Sunrise Studio’s managing partner, Peter Chan, said the FMI’s two grants – a matching one for $100,000 in 2015, and $200,000 in 2018, two-thirds funded by the organizations – were used to buy new machines and employee training. “We used to have 80 to 90 employees,” said Chan. “We’ve downsized to 40 to 50 due to the pandemic. We had to slim down to survive.
“We’re not competitive with imports, so we have to focus on better-priced products,” Chan said, noting that major clients include Veronica Beard, Nili Lotan and sometimes The Row. “On the other hand, a lot of skilled workers retired. We don’t have sufficient new blood in the industry to join the work force. The CFDA has been trying a lot. The thing is, unless we have really breakthrough technologies like robotic sewing, the industry will continue to shrink drastically.”
Since the Fashion Manufacturing Initiative’s inception, over $4.6 million has been invested to NYC-based fashion manufacturers and their workforce through the FMI Grant Fund, FMI x A Common Thread, and the Workforce Relief Collective, among others with nearly 3,200 jobs impacted over the past nine years.

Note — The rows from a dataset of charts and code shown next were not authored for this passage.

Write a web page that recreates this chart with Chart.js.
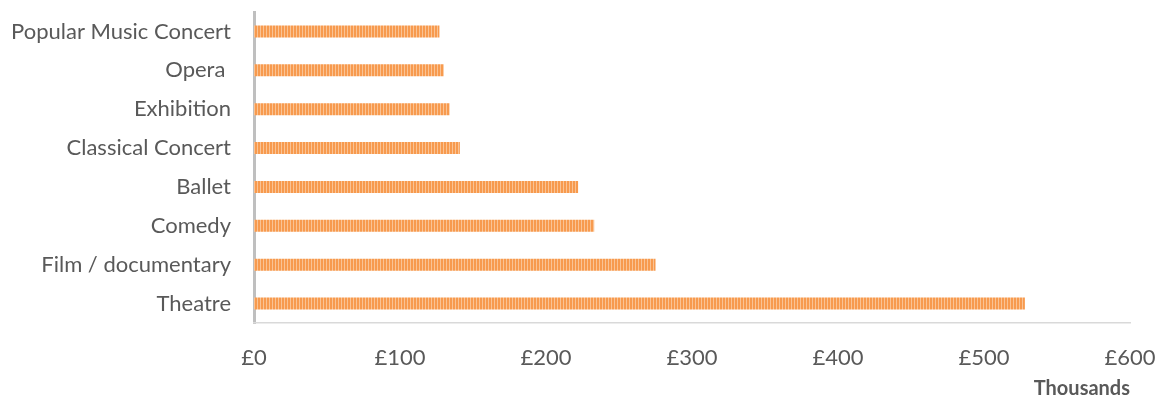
<!DOCTYPE html>
<html>
<head>
<meta charset="utf-8">
<script src="https://cdn.jsdelivr.net/npm/chart.js@4"></script>
<style>
  html, body { margin: 0; padding: 0; background: #fff; }
  #wrap { width: 1159px; height: 401px; }
</style>
</head>
<body>
<div id="wrap"><canvas id="c"></canvas></div>
<script>
const categories = ['Popular Music Concert', 'Opera ', 'Exhibition', 'Classical Concert', 'Ballet', 'Comedy', 'Film / documentary', 'Theatre'];
const values = [127, 130, 134, 141, 222, 233, 275, 528];
const xTicks = [0, 100, 200, 300, 400, 500, 600];

// vertical stripe fill like the original's patterned bars
function stripes() {
  const p = document.createElement('canvas');
  p.width = 3; p.height = 4;
  const g = p.getContext('2d');
  g.fillStyle = '#f79a4e';
  g.fillRect(0, 0, 3, 4);
  g.fillStyle = '#fac394';
  g.fillRect(2, 0, 1, 4);
  return g.createPattern(p, 'repeat');
}

const txt = '#595959';
const font = 'Lato, "Open Sans", sans-serif';

new Chart(document.getElementById('c'), {
  type: 'bar',
  data: {
    labels: categories,
    datasets: [{ data: values, backgroundColor: stripes(), barPercentage: 0.31, categoryPercentage: 1 }]
  },
  options: {
    indexAxis: 'y',
    responsive: true,
    maintainAspectRatio: false,
    animation: false,
    layout: { padding: { top: 12, right: 29, left: 0, bottom: 0 } },
    plugins: { legend: { display: false }, tooltip: { enabled: false } },
    scales: {
      y: {
        grid: { display: false },
        border: { display: true, color: '#bfbfbf', width: 3 },
        ticks: { color: txt, font: { family: font, size: 22 }, padding: 15 },
        afterFit: s => { s.width = 254; s.paddingTop = 0; s.paddingBottom = 0; }
      },
      x: {
        min: 0, max: 600,
        afterBuildTicks: s => { s.ticks = xTicks.map(v => ({ value: v })); },
        grid: { display: false },
        border: { display: true, color: '#d9d9d9', width: 1.5 },
        ticks: { color: txt, font: { family: font, size: 22 }, padding: 14, callback: v => '£' + v },
        title: { display: true, text: 'Thousands', align: 'end', color: txt, font: { family: font, size: 20, weight: 'bold' }, padding: { top: 16, bottom: 0 } },
        afterFit: s => { s.height = 78; s.paddingLeft = 0; s.paddingRight = 0; }
      }
    }
  }
});
</script>
</body>
</html>
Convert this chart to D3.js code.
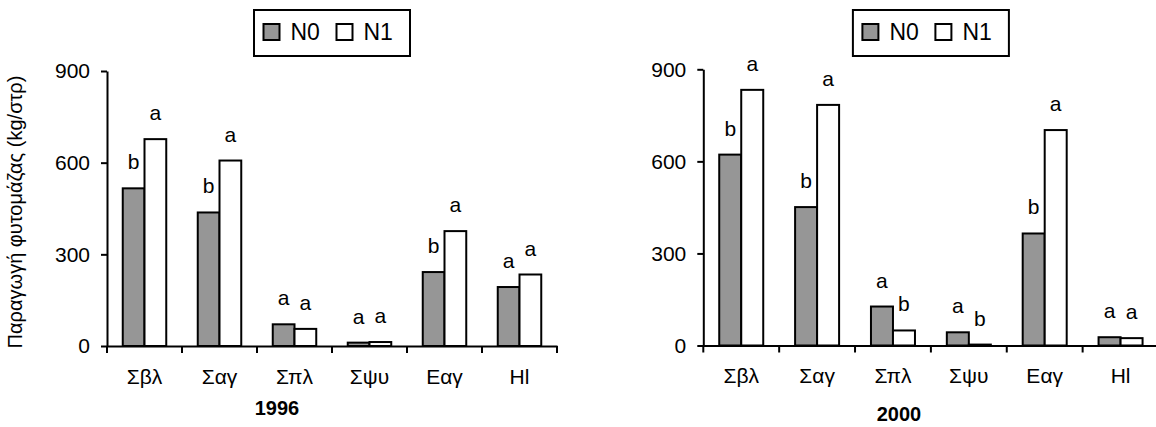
<!DOCTYPE html>
<html>
<head>
<meta charset="utf-8">
<script src="https://cdn.jsdelivr.net/npm/d3@7"></script>
<style>
  body { margin: 0; background: #fff; }
  svg { display: block; font-family: "Liberation Sans", Arial, sans-serif; }
</style>
</head>
<body>
<div id="chart"></div>
<script>
// chart values
const categories = ["Σβλ", "Σαγ", "Σπλ", "Σψυ", "Εαγ", "Hl"];
const series = ["N0", "N1"];
const yTicks = [0, 300, 600, 900];

const n0_1996 = [516, 437, 71, 11, 242, 193];
const n1_1996 = [677, 607, 56, 13, 376, 234];
const sig0_1996 = ["b", "b", "a", "a", "b", "a"];
const sig1_1996 = ["a", "a", "a", "a", "a", "a"];

const n0_2000 = [622, 451, 127, 43, 365, 27];
const n1_2000 = [833, 784, 49, 3, 702, 24];
const sig0_2000 = ["b", "b", "a", "a", "b", "a"];
const sig1_2000 = ["a", "a", "b", "b", "a", "a"];

const width = 1156;
const height = 427;
const gray = "#969696";
const pad = 0.42; // gap between category groups

const svg = d3.select("#chart").append("svg")
  .attr("width", width)
  .attr("height", height);

// y axis title (only on the left panel)
svg.append("text")
  .attr("transform", "translate(22,212) rotate(-90)")
  .attr("text-anchor", "middle")
  .style("font-size", "20px")
  .text("Παραγωγή φυτομάζας (kg/στρ)");

const panels = [
  { year: "1996", n0: n0_1996, n1: n1_1996, s0: sig0_1996, s1: sig1_1996,
    left: 107, right: 557, top: 71, bottom: 346, yearX: 277, yearY: 415 },
  { year: "2000", n0: n0_2000, n1: n1_2000, s0: sig0_2000, s1: sig1_2000,
    left: 703.3, right: 1158.5, top: 69.3, bottom: 345.5, yearX: 899, yearY: 421 }
];

panels.forEach(function (p) {
  const x = d3.scaleBand()
    .domain(categories)
    .range([p.left, p.right])
    .paddingInner(pad)
    .paddingOuter(pad / 2);

  const xs = d3.scaleBand()
    .domain(series)
    .range([0, x.bandwidth()]);

  const y = d3.scaleLinear()
    .domain([0, 900])
    .range([p.bottom, p.top]);

  const g = svg.append("g");

  const rows = categories.map(function (c, i) {
    return [
      { cat: c, key: "N0", value: p.n0[i], sig: p.s0[i] },
      { cat: c, key: "N1", value: p.n1[i], sig: p.s1[i] }
    ];
  }).flat();

  // bars
  g.selectAll("rect.bar")
    .data(rows)
    .enter().append("rect")
    .attr("class", "bar")
    .attr("x", d => x(d.cat) + xs(d.key))
    .attr("y", d => y(d.value))
    .attr("width", xs.bandwidth())
    .attr("height", d => y(0) - y(d.value))
    .attr("fill", d => d.key === "N0" ? gray : "#fff")
    .attr("stroke", "#000")
    .attr("stroke-width", 2);

  // significance letters
  g.selectAll("text.sig")
    .data(rows)
    .enter().append("text")
    .attr("class", "sig")
    .attr("x", d => x(d.cat) + xs(d.key) + xs.bandwidth() / 2)
    .attr("y", d => y(d.value) - 19)
    .attr("text-anchor", "middle")
    .style("font-size", "21px")
    .text(d => d.sig);

  // y axis
  const yAxis = g.append("g")
    .attr("transform", `translate(${p.left},0)`)
    .call(d3.axisLeft(y).tickValues(yTicks).tickSize(6).tickSizeOuter(0).tickPadding(11));
  yAxis.selectAll("path, line").attr("stroke", "#000").attr("stroke-width", 2);
  yAxis.selectAll("text").style("font-size", "21px").attr("fill", "#000")
    .style("font-family", "'Liberation Sans', Arial, sans-serif");

  // x axis
  const xAxis = g.append("g")
    .attr("transform", `translate(0,${p.bottom})`)
    .call(d3.axisBottom(x).tickSize(0).tickSizeOuter(0).tickPadding(23));
  xAxis.select("path").attr("stroke", "#000").attr("stroke-width", 2);
  xAxis.selectAll("text").style("font-size", "21px").attr("fill", "#000")
    .style("font-family", "'Liberation Sans', Arial, sans-serif");

  // boundary ticks between categories
  const bounds = categories.map(c => x(c) - x.step() * pad / 2).concat([p.right]);
  g.selectAll("line.bound")
    .data(bounds)
    .enter().append("line")
    .attr("class", "bound")
    .attr("x1", d => d).attr("x2", d => d)
    .attr("y1", p.bottom).attr("y2", p.bottom + 7)
    .attr("stroke", "#000")
    .attr("stroke-width", 2);

  // year label
  g.append("text")
    .attr("x", p.yearX)
    .attr("y", p.yearY)
    .attr("text-anchor", "middle")
    .style("font-size", "20px")
    .style("font-weight", "bold")
    .text(p.year);

  // legend
  const cx = (p.left + p.right) / 2;
  const lg = g.append("g").attr("transform", `translate(${cx - 78},10)`);
  lg.append("rect")
    .attr("width", 156).attr("height", 46)
    .attr("fill", "#fff").attr("stroke", "#000").attr("stroke-width", 2);
  const item = lg.selectAll("g.item")
    .data(series)
    .enter().append("g")
    .attr("class", "item")
    .attr("transform", (d, i) => `translate(${9.5 + i * 73},14)`);
  item.append("rect")
    .attr("width", 16).attr("height", 16)
    .attr("fill", d => d === "N0" ? gray : "#fff")
    .attr("stroke", "#000").attr("stroke-width", 2);
  item.append("text")
    .attr("x", 27)
    .attr("y", 16)
    .style("font-size", "23px")
    .text(d => d);
});
</script>
</body>
</html>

The CFDA also expanded its overarching domestic manufacturing network throughout the United States. From past retail collaborations with Banana Republic in Los Angeles to a Barneys New York capsule in New York, to growing engagements alongside national organizations in local markets including the Industrial Sewing and Innovation Center (ISAIC), Urban Manufacturing Alliance and the Garment Workers Center. The CFDA’s Production Directory also expanded in 2017 to become a national database of fashion manufacturers in 2017, bringing more than 320 resources to the American designer community.
“I’m very happy that the CFDA [and the NYCEDC] have been giving grants and helping people keep production in the United States,” said Cornejo. “In this day and age, it’s good to know where your clothes are made.”